I'm so tempted to force it, but that's just foolish. The right thing will come if I wait ... and keep looking, keep putting out energy. And now I know the neigbhorhoods and the housing market here better. I just don't want to see everything zip by like Astoria did -- but apparently the housing market's about to dive so it doesn't matter anyway!!
On Monday, I found out that our local director was fired. I'm a bit sad at the firing, but I'm not sad that he's gone. He did me very little kindness while he was around, and I'm happy that the end of an era has come. He was ineffective, insulting, and a poor leader, but he was relatively benign as far as corp managers go. Where I work, I've seen some AMAZING jokes in management positions, so it pays to keep my eyes open!
An old friend & former coworker suggested I take this time to move my desk to the hidden areas of the company & quietly 'fall off' the list of visible employees on the payroll. I laughed about it w/him, but can't do it. I mean, it's a funny idea in theory, but in practice easily 1/2 of my actual job at this point is just showing up, so I want to do that part. Damn this work ethic!!!
This last week of seeing a bunch of friends, their children, and reuniting with old friends has been a great emotional boost for me. I have really done well in my life, picking great people to walk with ... for periods. I hope at some point, things will stay more consistent with SOMEONE, but I am the wanderer, in general, and I blame no one.
2 big lessons of the week:
1 - Glad I have no kids right now, it's so much work & commitment. CLEARLY the relationship must be stable & supportive for a good environment to raise a good healthy child.
2 - It's OK to be single for a period of time, and allow my energy to re-center in myself. While I might date soon, I will not 'hook up' too soon in an LTR. It'd be too easy to fall off balance. The balance fulcrum needs to return to my core center for my life to move. It hasn't been there for awhile now... EXCITING!
Last comment re: war in Israel/Lebannon and war in Iraq. A friend 'challenged' me and said, "Are all your shirts anti-war? We're in there now, do you think it's so smart just to stop fighting and leave?" I was glad he asked the question, bc I had to think about it.
And I still like my response, which was (paraphrased) "I'm opposed to this war, as I'm opposed to all wars. War is not an intelligent way to deal with disagreements anymore and it's unacceptible to me. It runs counter to my 'religion' which is basically to worship the sanctity and beauty of life."
I don't believe 2 wrongs can make a right, and war is a thousand wrongs making more bad karma. The USA is unfortunately now just starting to reap what it has sewn with slavery, extermination of native peoples, disrespect for plants and animals and environment, and world domination/exploitation.

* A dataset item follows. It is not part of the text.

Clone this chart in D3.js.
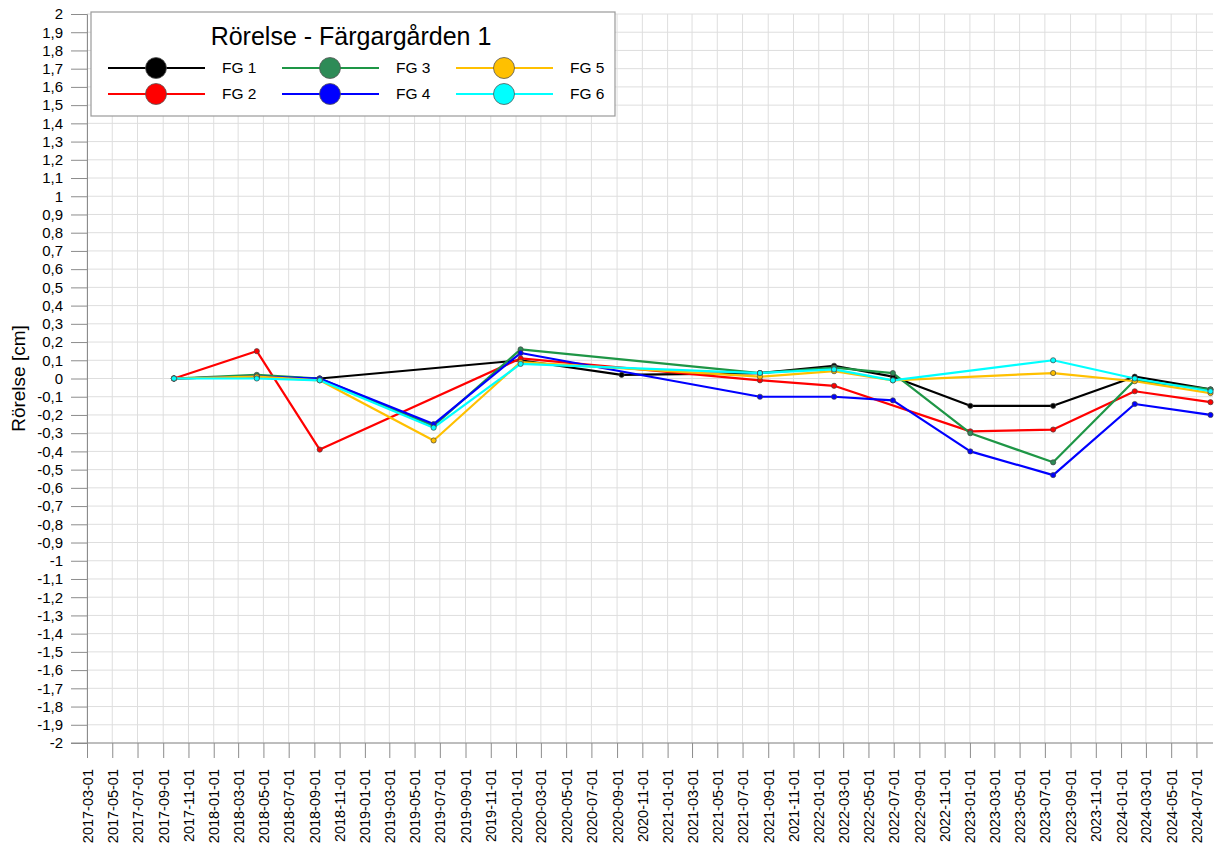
<!DOCTYPE html>
<html>
<head>
<meta charset="utf-8">
<script src="https://cdn.jsdelivr.net/npm/d3@7"></script>
<style>
  body { margin: 0; background: #fff; }
  svg { font-family: "Liberation Sans", Arial, sans-serif; }
</style>
</head>
<body>
<div id="chart"></div>
<script>
// Measurement dates
const dates = ["2017-09-27", "2018-04-15", "2018-09-14", "2019-06-16", "2020-01-12", "2020-09-12",
  "2021-08-12", "2022-02-07", "2022-06-29", "2023-01-02", "2023-07-21", "2024-02-03", "2024-08-04"];

// Movement [cm] per point, null = not measured
const fg1 = [0, 0.01, 0, null, 0.10, 0.02, 0.03, 0.07, 0.01, -0.15, -0.15, 0.01, -0.06];
const fg2 = [0, 0.15, -0.39, null, 0.11, null, -0.01, -0.04, null, -0.29, -0.28, -0.07, -0.13];
const fg3 = [0, 0.02, 0, -0.26, 0.16, null, 0.03, 0.06, 0.03, -0.30, -0.46, -0.01, -0.06];
const fg4 = [0, 0.01, 0, -0.25, 0.14, null, -0.10, -0.10, -0.12, -0.40, -0.53, -0.14, -0.20];
const fg5 = [0, 0.01, -0.01, -0.34, 0.09, null, 0.01, 0.04, -0.01, null, 0.03, -0.015, -0.08];
const fg6 = [0, 0, -0.01, -0.27, 0.08, null, 0.03, 0.05, -0.01, null, 0.10, 0, -0.07];

const seriesNames = ["FG 1", "FG 2", "FG 3", "FG 4", "FG 5", "FG 6"];
const seriesValues = [fg1, fg2, fg3, fg4, fg5, fg6];
const lineColors = ["#000000", "#ff0000", "#1e9646", "#0000ff", "#ffc000", "#00ffff"];
const dotColors = ["#000000", "#ff0000", "#2e8b57", "#0000ff", "#ffc000", "#00ffff"];

const xStart = "2017-03-01", xEnd = "2024-08-10";
const yMin = -2, yMax = 2;
const title = "Rörelse - Färgargården 1";
const yTitle = "Rörelse [cm]";

const W = 1215, H = 851;
const margin = { top: 14, right: 2, bottom: 108, left: 87 },
      width = W - margin.left - margin.right,
      height = H - margin.top - margin.bottom;

const parse = d3.utcParse("%Y-%m-%d");

const svg = d3.select("#chart").append("svg")
    .attr("width", W)
    .attr("height", H);

const g = svg.append("g")
    .attr("transform", `translate(${margin.left},${margin.top})`);

const x = d3.scaleUtc()
    .domain([parse(xStart), parse(xEnd)])
    .range([0, width]);

const y = d3.scaleLinear()
    .domain([yMin, yMax])
    .range([height, 0]);

const xTicks = d3.utcMonth.every(2).range(parse(xStart), parse(xEnd));
const yTicks = d3.range(-20, 21).map(v => v / 10);

// Grid
g.append("g")
    .selectAll("line")
    .data(xTicks)
    .join("line")
    .attr("x1", d => x(d)).attr("x2", d => x(d))
    .attr("y1", 0).attr("y2", height)
    .attr("stroke", "#dedede").attr("stroke-width", 1);

g.append("g")
    .selectAll("line")
    .data(yTicks)
    .join("line")
    .attr("x1", 0).attr("x2", width)
    .attr("y1", d => y(d)).attr("y2", d => y(d))
    .attr("stroke", "#dedede").attr("stroke-width", 1);

// Y axis
const yAxis = g.append("g")
    .call(d3.axisLeft(y)
        .tickValues(yTicks)
        .tickSize(16)
        .tickPadding(8)
        .tickFormat(d => String(+d.toFixed(1)).replace(".", ",")));
yAxis.select(".domain").attr("stroke", "#8c8c8c");
yAxis.selectAll(".tick line").attr("stroke", "#8c8c8c");
yAxis.selectAll("text").attr("font-size", 15).attr("fill", "#000");

// X axis
const xAxis = g.append("g")
    .attr("transform", `translate(0,${height})`)
    .call(d3.axisBottom(x)
        .tickValues(xTicks)
        .tickSize(15)
        .tickFormat(d3.utcFormat("%Y-%m-%d")));
xAxis.select(".domain").attr("stroke", "#8c8c8c").attr("d", `M-16,0H${width}`);
xAxis.selectAll(".tick line").attr("stroke", "#8c8c8c");
xAxis.selectAll("text")
    .attr("font-size", 14.5)
    .attr("fill", "#000")
    .attr("transform", "rotate(-90)")
    .attr("text-anchor", "end")
    .attr("x", -26)
    .attr("y", 0)
    .attr("dy", "0.35em");

// Y title
svg.append("text")
    .attr("transform", `translate(25,${margin.top + y(0)}) rotate(-90)`)
    .attr("text-anchor", "middle")
    .attr("font-size", 19)
    .text(yTitle);

// Lines
const line = d3.line()
    .x(d => x(d.date))
    .y(d => y(d.value));

const series = seriesNames.map((name, i) => ({
    name,
    lineColor: lineColors[i],
    dotColor: dotColors[i],
    points: dates.map((dt, j) => ({ date: parse(dt), value: seriesValues[i][j] }))
        .filter(p => p.value !== null)
}));

series.forEach(s => {
    g.append("path")
        .datum(s.points)
        .attr("fill", "none")
        .attr("stroke", s.lineColor)
        .attr("stroke-width", 2.2)
        .attr("stroke-linejoin", "round")
        .attr("d", line);
});

series.forEach(s => {
    g.append("g")
        .selectAll("circle")
        .data(s.points)
        .join("circle")
        .attr("cx", d => x(d.date))
        .attr("cy", d => y(d.value))
        .attr("r", 2.6)
        .attr("fill", s.dotColor)
        .attr("stroke", "#444")
        .attr("stroke-width", 0.7);
});

// Legend
const legend = svg.append("g").attr("transform", "translate(91,12)");
legend.append("rect")
    .attr("width", 524).attr("height", 104)
    .attr("fill", "#fff")
    .attr("stroke", "#9a9a9a").attr("stroke-width", 1.2);
legend.append("text")
    .attr("x", 260).attr("y", 33)
    .attr("text-anchor", "middle")
    .attr("font-size", 25)
    .text(title);

series.forEach((s, i) => {
    const col = Math.floor(i / 2), row = i % 2;
    const item = legend.append("g")
        .attr("transform", `translate(${17 + col * 174},${56 + row * 26})`);
    item.append("line")
        .attr("x1", 0).attr("x2", 97)
        .attr("stroke", s.lineColor).attr("stroke-width", 2.2);
    item.append("circle")
        .attr("cx", 48).attr("r", 10.5)
        .attr("fill", s.dotColor)
        .attr("stroke", "#555").attr("stroke-width", 0.8);
    item.append("text")
        .attr("x", 114).attr("dy", "0.35em")
        .attr("font-size", 15.5)
        .text(s.name);
});
</script>
</body>
</html>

While the winners do write the history books -- and tend to suppress the truth, their biggest weakness is the truth of the past. And truth does reveal itself in big ways at crucial times.
I oppose all aggression against life, and that does include oppression and exploitation along with warfare and general one-on-one violence. I believe the beauty of the human challenge is we have potential for both, and we have to decide our actions based on logic, intuition, and faith.
What will we choose for our tomorrow? What will we choose for our today? What have we chosen for our past? The future can and will change the past and present, and our choices today shape everything. NOW is the most important of all moments. And NOW is the time for PEACE.